One of Curtis's early attempts at an alumni all-star team was the Chicago Rugby All-Stars, which featured C.J. Williams (the CFBC's last captain) as the All-Stars' captain. The team began playing in 1881. A later effort produced the University Club of Chicago, which played Michigan in 1884. By 1885, Chicago-area alumni and athletic association teams proliferated, and the city's second independent team, the Chicago Wanderers, was founded. Curtis folded the University Club alumni team into his Chicago Athletic Club to form the highest-caliber team the city had yet seen, and local interest in the sport exploded.

The University Club / Chicago Athletic Club dominated Chicago football in the late 1880s through 1892. The team went undefeated and unscored upon in 1889 (beating Northwestern 28-0). Curtis's creation drew in the best talent from the East Coast, Michigan, and throughout Chicago. The team's players transitioned to the Chicago Athletic Association in 1892. During the 1893 Chicago World's Fair, American football became a featured attraction. Northwestern hosted the Denver Athletic Association during the Fair, but the headlining game was the CAA taking on Army, West Point's first road game aside from visiting Navy*.

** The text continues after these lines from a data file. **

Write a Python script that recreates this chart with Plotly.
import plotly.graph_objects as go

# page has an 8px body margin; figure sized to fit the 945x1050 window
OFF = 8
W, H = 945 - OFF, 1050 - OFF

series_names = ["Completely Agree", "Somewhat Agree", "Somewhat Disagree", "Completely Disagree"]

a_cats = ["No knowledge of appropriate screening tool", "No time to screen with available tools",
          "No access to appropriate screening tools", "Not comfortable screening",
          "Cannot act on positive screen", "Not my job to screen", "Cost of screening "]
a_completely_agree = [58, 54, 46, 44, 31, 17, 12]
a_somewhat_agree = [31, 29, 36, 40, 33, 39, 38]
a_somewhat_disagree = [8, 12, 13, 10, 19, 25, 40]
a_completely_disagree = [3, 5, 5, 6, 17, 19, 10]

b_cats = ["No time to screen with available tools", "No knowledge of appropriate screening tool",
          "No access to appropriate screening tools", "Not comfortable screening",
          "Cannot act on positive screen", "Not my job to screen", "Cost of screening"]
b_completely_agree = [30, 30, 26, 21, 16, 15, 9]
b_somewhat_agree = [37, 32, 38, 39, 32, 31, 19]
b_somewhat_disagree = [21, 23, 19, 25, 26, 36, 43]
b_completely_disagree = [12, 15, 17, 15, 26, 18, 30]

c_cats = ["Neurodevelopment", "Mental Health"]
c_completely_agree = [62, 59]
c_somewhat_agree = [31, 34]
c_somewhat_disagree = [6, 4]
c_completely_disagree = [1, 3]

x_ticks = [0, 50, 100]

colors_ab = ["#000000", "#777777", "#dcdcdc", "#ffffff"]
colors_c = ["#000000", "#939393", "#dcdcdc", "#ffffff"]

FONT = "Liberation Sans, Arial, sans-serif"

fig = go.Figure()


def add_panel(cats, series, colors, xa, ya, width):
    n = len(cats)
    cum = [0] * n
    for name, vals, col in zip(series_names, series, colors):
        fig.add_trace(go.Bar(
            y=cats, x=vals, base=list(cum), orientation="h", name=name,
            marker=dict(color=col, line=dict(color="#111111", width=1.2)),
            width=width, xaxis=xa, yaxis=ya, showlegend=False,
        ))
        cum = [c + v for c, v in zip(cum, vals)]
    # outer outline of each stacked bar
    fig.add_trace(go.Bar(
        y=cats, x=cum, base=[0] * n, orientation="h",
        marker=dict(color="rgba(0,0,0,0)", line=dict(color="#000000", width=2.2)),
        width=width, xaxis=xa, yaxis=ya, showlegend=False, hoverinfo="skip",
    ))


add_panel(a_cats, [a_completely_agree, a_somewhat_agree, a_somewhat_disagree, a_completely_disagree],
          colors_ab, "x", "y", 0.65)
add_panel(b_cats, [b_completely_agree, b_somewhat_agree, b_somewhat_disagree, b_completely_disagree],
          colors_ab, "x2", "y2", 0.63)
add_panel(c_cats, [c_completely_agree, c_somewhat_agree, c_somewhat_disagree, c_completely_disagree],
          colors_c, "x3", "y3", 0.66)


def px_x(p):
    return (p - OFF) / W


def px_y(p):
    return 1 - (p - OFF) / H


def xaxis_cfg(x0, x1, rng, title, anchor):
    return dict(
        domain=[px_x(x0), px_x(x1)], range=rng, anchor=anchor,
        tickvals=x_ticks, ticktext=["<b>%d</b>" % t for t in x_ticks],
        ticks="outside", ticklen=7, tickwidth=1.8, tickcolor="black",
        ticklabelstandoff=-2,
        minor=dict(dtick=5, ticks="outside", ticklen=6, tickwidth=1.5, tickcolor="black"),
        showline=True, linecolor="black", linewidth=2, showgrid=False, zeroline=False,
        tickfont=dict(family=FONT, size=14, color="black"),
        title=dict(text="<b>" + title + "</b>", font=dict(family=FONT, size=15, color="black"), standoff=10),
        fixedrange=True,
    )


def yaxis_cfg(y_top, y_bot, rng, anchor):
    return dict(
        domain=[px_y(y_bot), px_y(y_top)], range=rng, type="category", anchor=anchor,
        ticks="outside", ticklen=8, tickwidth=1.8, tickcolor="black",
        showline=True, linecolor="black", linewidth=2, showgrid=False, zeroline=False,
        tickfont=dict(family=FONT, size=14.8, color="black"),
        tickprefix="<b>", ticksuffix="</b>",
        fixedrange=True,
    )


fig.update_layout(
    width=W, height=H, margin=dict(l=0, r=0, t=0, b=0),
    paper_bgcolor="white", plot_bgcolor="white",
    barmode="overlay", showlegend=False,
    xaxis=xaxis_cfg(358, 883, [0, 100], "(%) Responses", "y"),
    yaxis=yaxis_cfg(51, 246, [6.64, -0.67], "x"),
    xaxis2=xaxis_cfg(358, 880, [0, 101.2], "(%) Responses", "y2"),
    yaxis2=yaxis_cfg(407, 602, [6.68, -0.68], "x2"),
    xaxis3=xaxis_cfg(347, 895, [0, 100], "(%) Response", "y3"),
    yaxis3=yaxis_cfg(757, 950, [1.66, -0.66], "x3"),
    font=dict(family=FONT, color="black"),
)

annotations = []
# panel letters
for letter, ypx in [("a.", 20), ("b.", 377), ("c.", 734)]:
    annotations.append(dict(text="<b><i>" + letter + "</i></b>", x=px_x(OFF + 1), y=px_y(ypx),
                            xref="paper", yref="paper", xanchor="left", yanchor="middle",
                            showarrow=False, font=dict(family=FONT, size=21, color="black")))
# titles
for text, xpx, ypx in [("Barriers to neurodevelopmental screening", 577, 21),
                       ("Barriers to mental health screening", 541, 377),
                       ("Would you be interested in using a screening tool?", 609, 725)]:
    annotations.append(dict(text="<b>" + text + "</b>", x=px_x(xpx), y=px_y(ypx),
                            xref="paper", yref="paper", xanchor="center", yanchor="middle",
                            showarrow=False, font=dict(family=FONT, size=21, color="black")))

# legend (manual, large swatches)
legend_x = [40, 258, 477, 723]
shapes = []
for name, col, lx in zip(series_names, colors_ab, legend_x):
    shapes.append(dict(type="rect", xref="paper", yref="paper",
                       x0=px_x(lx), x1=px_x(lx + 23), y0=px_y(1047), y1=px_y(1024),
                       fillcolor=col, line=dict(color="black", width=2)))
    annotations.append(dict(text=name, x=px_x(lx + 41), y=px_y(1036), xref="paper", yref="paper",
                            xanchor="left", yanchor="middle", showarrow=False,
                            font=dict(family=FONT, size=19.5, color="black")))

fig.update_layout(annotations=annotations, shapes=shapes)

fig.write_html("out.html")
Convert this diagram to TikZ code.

Stained glass depiction of the Chicago Athletic Club logo (a now-familiar Chicago symbol)

Sigil of the Chicago Athletic Association

By the mid-1890s, there were dozens of other athletic associations, many of which formed solely to challenge the University Club / CAA athletes. One such club, formed in 1898, was the Morgan Athletic Club on Racine Street, which became known as the Racine Street Normals and later the Racine Cardinals (the legendary origin of the club's nickname: when team owner Chris O'Brien bought surplus jerseys from the University of Chicago, the players complained about wearing Chicago's maroon hand-me-downs. "That's not maroon," O'Brien is reported to have said, "that's Cardinal red!"). The team became a founding member of the NFL. Now located in Arizona, it is the oldest team in the league. The Cardinals are the end result of the chain of interests set in motion years earlier by William Curtis, who determined that football had a place in Chicago.





*Army considers this game an exhibition, and does not include it in the team's official records.